From 2003, this area has begun to be included in international package tours of northwest Argentina.

The RP307 route from San Miguel de Tucumán to Tafí goes into the Tucumán forest and passes through the Quebrada de los Sosa nature reserve. It passes three places of interest: the "El Indio" monument, "The Freezer" and "The End of the World".

At the eastern entrance to the Tafí valley is the village of El Mollar, which possesses a variety of tourist facilities, as also does the town of Tafí del Valle.

One of the main tourist attractions is the collection of menhirs at the Parque de los Menhires close to El Mollar. These phallic monoliths, some of them bearing still visible carvings, were shaped by the indigenous people of the Tafí culture. Originally they stood at different locations throughout the valley, but under the provincial governorship of Antonio Domingo Bussi they were brought together at their present location, in order, it was said, to preserve them and protect them from damage by visitors.

Very close to El Mollar, and extending towards Tafí del Valle, is the artificial lake of Angostura. In addition to its setting among often snow-capped mountains, it offers attractions in the form of fishing and water sports. From this lake issues the fast-flowing and clear Los Sosa river, which flows eastward through canyons and over waterfalls.

Less than 1 km from Tafí is located the Jesuit centre of La Banda (built early 18th century, now a museum) and the hill of Ñuñorco Grande. On Provincial Route 307, 2 km from the town, is the Casa Duende museum, dedicated to local beliefs, myths and traditions.

Continuing to the north, there are panoramic views over the valley, and this route leads to Amaicha del Valle, the ruins of Quilmes, El Pichao, Colalao del Valle and Cafayate - the last-named is within the province of Salta and is well known for its high quality wines.

Activities available at Tafí include horse riding, tours in 4x4 vehicles, trekking, windsurfing, paragliding and visits to churches and estancias.

=== Annual events ===

- A re-enactment of the Passion of Christ during Holy Week, with local actors, attracting a larger number of spectators each year.
- In summer, a tournament of the Argentine national sport of pato (an equestrian sport), involving sportsmen from all over the country.
- The National Cheese Festival, held in February.

== Population ==
In 2001 the town of Tafí del Valle contained approximately 5,000 inhabitants, but in its role as departmental capital the quoted population includes that of settlements within approximately 15 km.

== Gastronomy ==
The cheeses of Tafí, produced since the 18th century, are said to be of excellent quality.
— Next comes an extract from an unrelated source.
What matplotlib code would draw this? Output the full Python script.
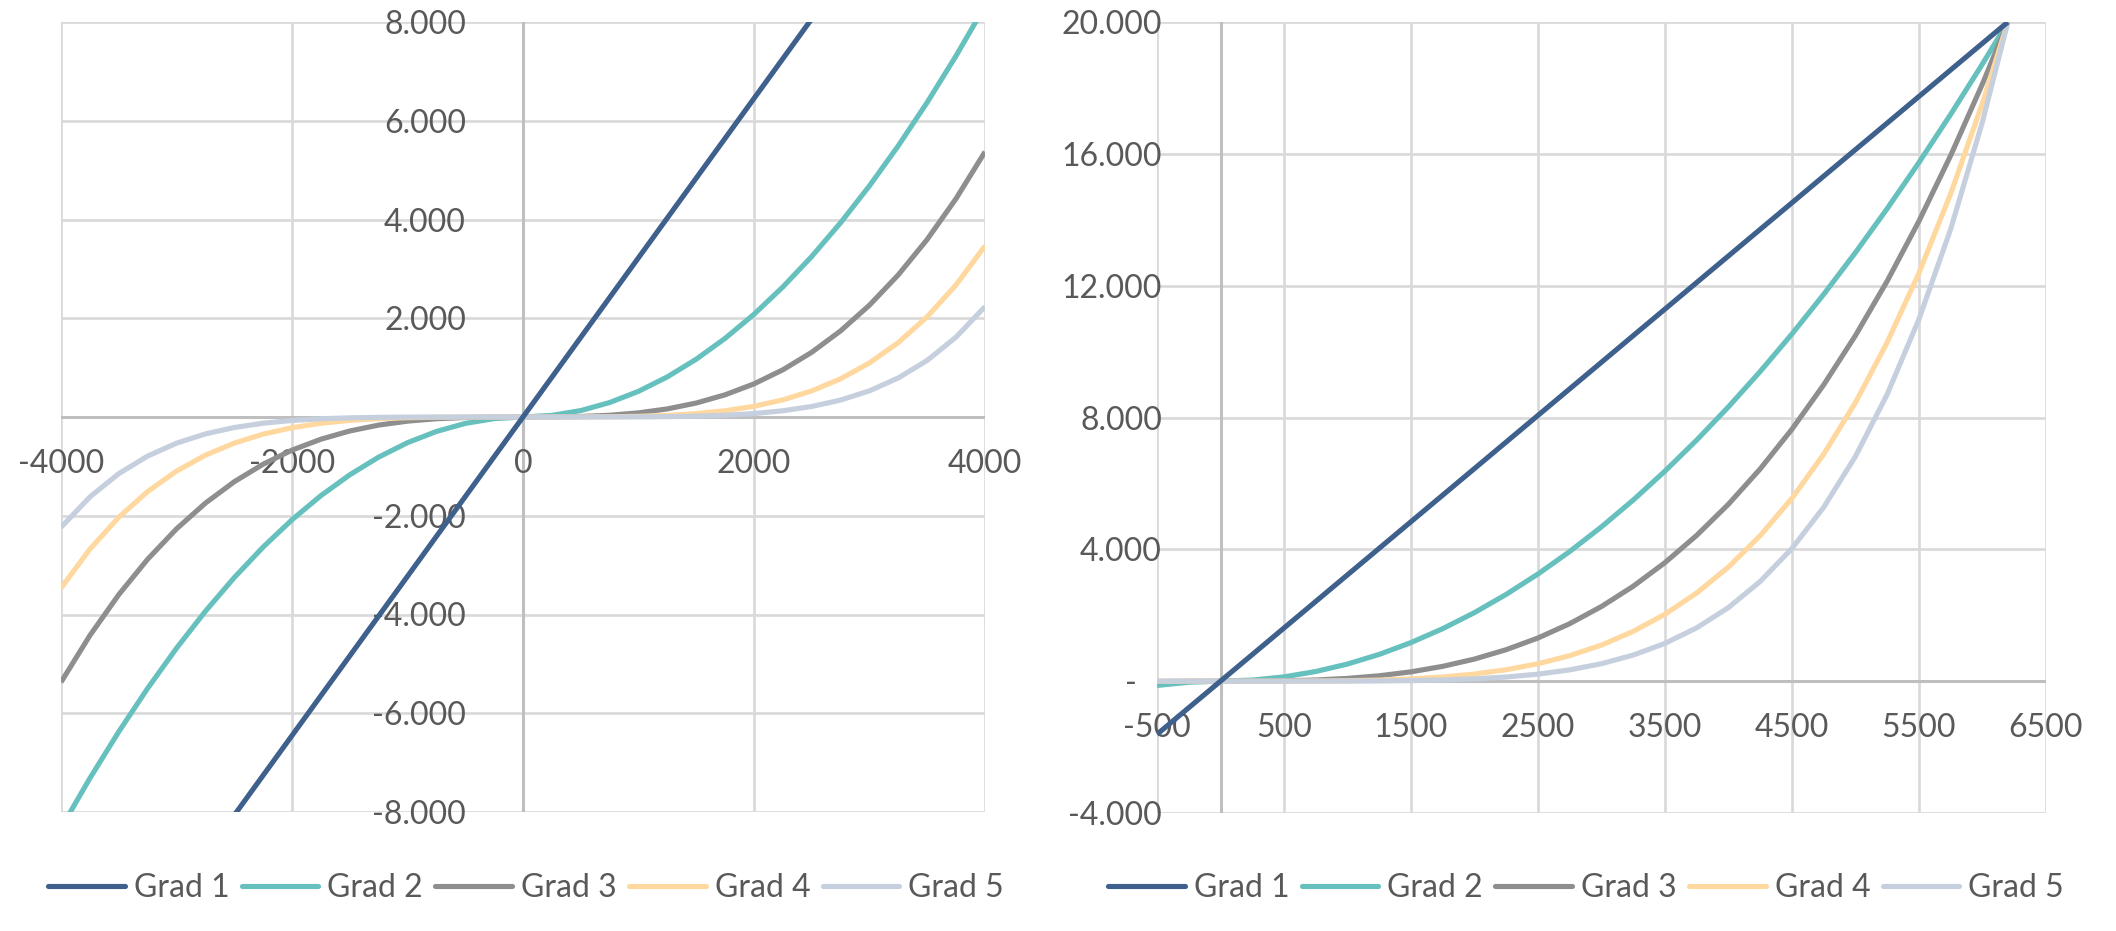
import matplotlib
matplotlib.use("Agg")
import matplotlib.pyplot as plt
from matplotlib.lines import Line2D
from matplotlib.ticker import FixedLocator, FuncFormatter
import numpy as np

plt.rcParams['font.family'] = ['Lato', 'DejaVu Sans']

# ---------------- data ----------------
x_values = [-4000, -3750, -3500, -3250, -3000, -2750, -2500, -2250, -2000, -1750,
            -1500, -1250, -1000, -750, -500, -250, 0, 250, 500, 750,
            1000, 1250, 1500, 1750, 2000, 2250, 2500, 2750, 3000, 3250,
            3500, 3750, 4000, 4250, 4500, 4750, 5000, 5250, 5500, 5750,
            6000, 6200]

grad1 = [-12903, -12097, -11290, -10484, -9677, -8871, -8065, -7258, -6452, -5645,
         -4839, -4032, -3226, -2419, -1613, -806, 0, 806, 1613, 2419,
         3226, 4032, 4839, 5645, 6452, 7258, 8065, 8871, 9677, 10484,
         11290, 12097, 12903, 13710, 14516, 15323, 16129, 16935, 17742, 18548,
         19355, 20000]
grad2 = [-8325, -7317, -6374, -5496, -4683, -3935, -3252, -2634, -2081, -1593,
         -1171, -813, -520, -293, -130, -33, 0, 33, 130, 293,
         520, 813, 1171, 1593, 2081, 2634, 3252, 3935, 4683, 5496,
         6374, 7317, 8325, 9398, 10536, 11739, 13007, 14341, 15739, 17202,
         18730, 20000]
grad3 = [-5371, -4425, -3598, -2881, -2266, -1745, -1311, -956, -671, -450,
         -283, -164, -84, -35, -10, -1, 0, 1, 10, 35,
         84, 164, 283, 450, 671, 956, 1311, 1745, 2266, 2881,
         3598, 4425, 5371, 6442, 7647, 8994, 10490, 12143, 13962, 15954,
         18126, 20000]
grad4 = [-3465, -2677, -2031, -1510, -1096, -774, -529, -347, -217, -127,
         -69, -33, -14, -4, -1, 0, 0, 0, 1, 4,
         14, 33, 69, 127, 217, 347, 529, 774, 1096, 1510,
         2031, 2677, 3465, 4416, 5550, 6890, 8459, 10283, 12386, 14796,
         17542, 20000]
grad5 = [-2235, -1619, -1147, -792, -530, -343, -213, -126, -70, -36,
         -17, -7, -2, -1, 0, 0, 0, 0, 0, 1,
         2, 7, 17, 36, 70, 126, 213, 343, 530, 792,
         1147, 1619, 2235, 3027, 4028, 5279, 6822, 8707, 10987, 13722,
         16976, 20000]

series_names = ['Grad 1', 'Grad 2', 'Grad 3', 'Grad 4', 'Grad 5']
series_values = [grad1, grad2, grad3, grad4, grad5]

left_x_range = (-4000, 4000)
right_x_range = (-500, 6200)
left_xticks = [-4000, -2000, 0, 2000, 4000]
left_yticks = [-8000, -6000, -4000, -2000, 0, 2000, 4000, 6000, 8000]
right_xticks = [-500, 500, 1500, 2500, 3500, 4500, 5500, 6500]
right_yticks = [-4000, 0, 4000, 8000, 12000, 16000, 20000]

# ---------------- style ----------------
colors = ['#3E608C', '#66C0BE', '#8E8E8E', '#FFD89F', '#C5CFDE']
zorders = [2.4, 2.0, 2.1, 2.2, 2.3]
text_color = '#595959'
grid_color = '#D9D9D9'
axis_color = '#BFBFBF'
FS = 23
W, H = 2116, 931

fig = plt.figure(figsize=(W / 100, H / 100), dpi=100)
axL = fig.add_axes([61 / W, (H - 812) / H, 924 / W, 790 / H])
axR = fig.add_axes([1157 / W, (H - 813) / H, 889 / W, 791 / H])

xs = np.array(x_values, dtype=float)


def yfmt(v, pos):
    if abs(v) < 1e-9:
        return '-   '
    return f'{int(round(v)):,}'.replace(',', '.')


def xfmt(v, pos):
    return f'{int(round(v))}'


def setup(ax, xr, xlim, ylim, xticks, yticks, ypad, xpad, yspine_at_zero):
    mask = (xs >= xr[0]) & (xs <= xr[1])
    for name, vals, c, z in zip(series_names, series_values, colors, zorders):
        ax.plot(xs[mask], np.array(vals, dtype=float)[mask], color=c, lw=3.7,
                solid_capstyle='butt', solid_joinstyle='round', zorder=z)
    ax.set_xlim(*xlim)
    ax.set_ylim(*ylim)
    for s in ax.spines.values():
        s.set_visible(False)
    ax.spines['bottom'].set_position(('data', 0))
    if yspine_at_zero:
        ax.spines['left'].set_position(('data', 0))
    ax.xaxis.set_major_locator(FixedLocator(xticks))
    ax.yaxis.set_major_locator(FixedLocator(yticks))
    ax.xaxis.set_major_formatter(FuncFormatter(xfmt))
    ax.yaxis.set_major_formatter(FuncFormatter(yfmt))
    ax.tick_params(axis='both', length=0, labelsize=FS, labelcolor=text_color)
    ax.tick_params(axis='y', pad=ypad)
    ax.tick_params(axis='x', pad=xpad)
    # gridlines below the series, tick labels above them
    for t in xticks:
        ax.axvline(t, color=grid_color, lw=1.9, zorder=1)
    for t in yticks:
        ax.axhline(t, color=grid_color, lw=1.9, zorder=1)
    ax.axhline(0, color=axis_color, lw=2.2, zorder=1.5)
    ax.axvline(0, color=axis_color, lw=2.2, zorder=1.5)
    ax.patch.set_visible(False)


setup(axL, left_x_range, (-4000, 4000), (-8000, 8000), left_xticks, left_yticks,
      ypad=41, xpad=23, yspine_at_zero=True)
setup(axR, right_x_range, (-500, 6500), (-4000, 20000), right_xticks, right_yticks,
      ypad=-3.6, xpad=23, yspine_at_zero=False)

handles = [Line2D([0], [0], color=c, lw=3.7, solid_capstyle='round') for c in colors]
for cx in (526, 1586):
    fig.legend(handles, series_names, loc='center',
               bbox_to_anchor=(cx / W, 43 / H), bbox_transform=fig.transFigure,
               ncol=5, frameon=False, fontsize=FS, labelcolor=text_color,
               handlelength=2.4, handletextpad=0.28, columnspacing=0.39,
               borderpad=0, borderaxespad=0)

fig.savefig('out.png', dpi=100, facecolor='white')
Also noted is the cottage cheese (quesillo) and a variety of preparations based on it, such as a dessert dish made with honey or cayote preserve; these may be served with kiwifruit or grapes. Other dishes available include roast meat – beef or kid – and especially grilled trout from the nearby lake, seasoned with lemon. Beverages include white Torrontés wine, made in the neighbouring Calchaquí valleys, and beer brewed in San Miguel de Tucumán.